OK, I'm not really going to talk about nudity. Just trying to get your attention.
But I am going to talk about feeling naked.
I convinced Jim to take a walk with me this morning. We did about three miles, then he turned toward home and I set out to hoof another two miles. As I was approaching the house, a neighbor cruised up beside me in his truck and slowed down to chat.
We exchanged pleasantries, I got the scoop on the blind date I set him up on a few weeks ago (he likes her!), and off he went.
I headed for home and all of a sudden, it dawned on me ...
"Hmmm. I just stood there and talked to my neighbor man in skin-tight workout clothes and didn't think twice about it."
You see, there was a time when I wouldn't have been caught dead in such a get-up in public. (And, I'm not talking about my bigger days ... I didn't own workout clothes then.) After I lost the weight, I was still self-conscious about anyone seeing me in my workout gear.

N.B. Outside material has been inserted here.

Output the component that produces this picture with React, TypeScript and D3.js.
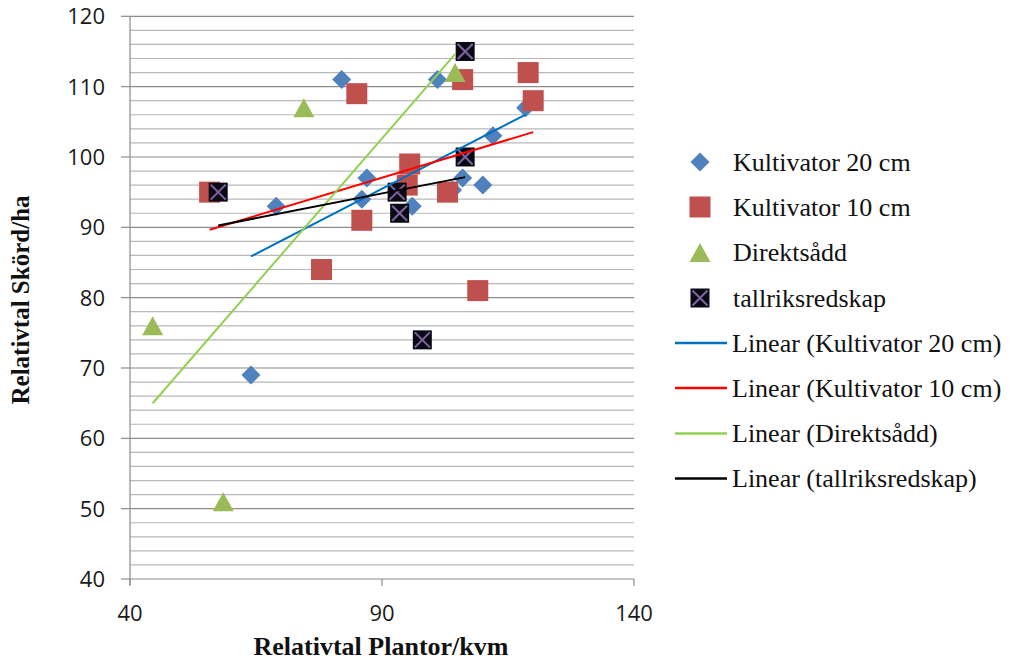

Since I was in the basement on the treadmill, no one really had the opportunity to see me. Once I moved outside, I was OK with cars driving past me on the road, but I never would have answered the door, for instance, in a high-tech, skin-tight, boob-flattening exer-outfit.
I even remember Jim needing me to see something outside one day, after a treadmill session, and I hopped on the four-wheeler without thinking to grab a Tshirt. A different neighbor was in his yard and I panicked. "What if he sees me?" I squealed, crossing my arms to hide myself. In typical Jim fashion, he replied, "So what if he does?"
This all brings me to yesterday. I weeded this stone path we have that leads to and surrounds a fire pit. It was nearly a 2-hour job in the sun. Bending over, ass in the air.
I wore a bandeau bikini top and a respectable (i.e. not string) bikini bottom.
In theory, the whole world could see me. They could also, in theory, see my top slide off at one point. (It was hot and I was sweaty.)
Luckily for me, I'm a quarter-mile from any actual eyeballs.
It's funny to me how not-a-big-deal being me in my own skin has become. It's not that I'm an exhibitionist or that I'm not a little insecure about the imperfections.
But they don't bother me like they used to. Hike the top back up and move on.
Maybe being naked is more about peeling off the layers of fear than the actual clothing.
And covering yourself in layers of confidence instead.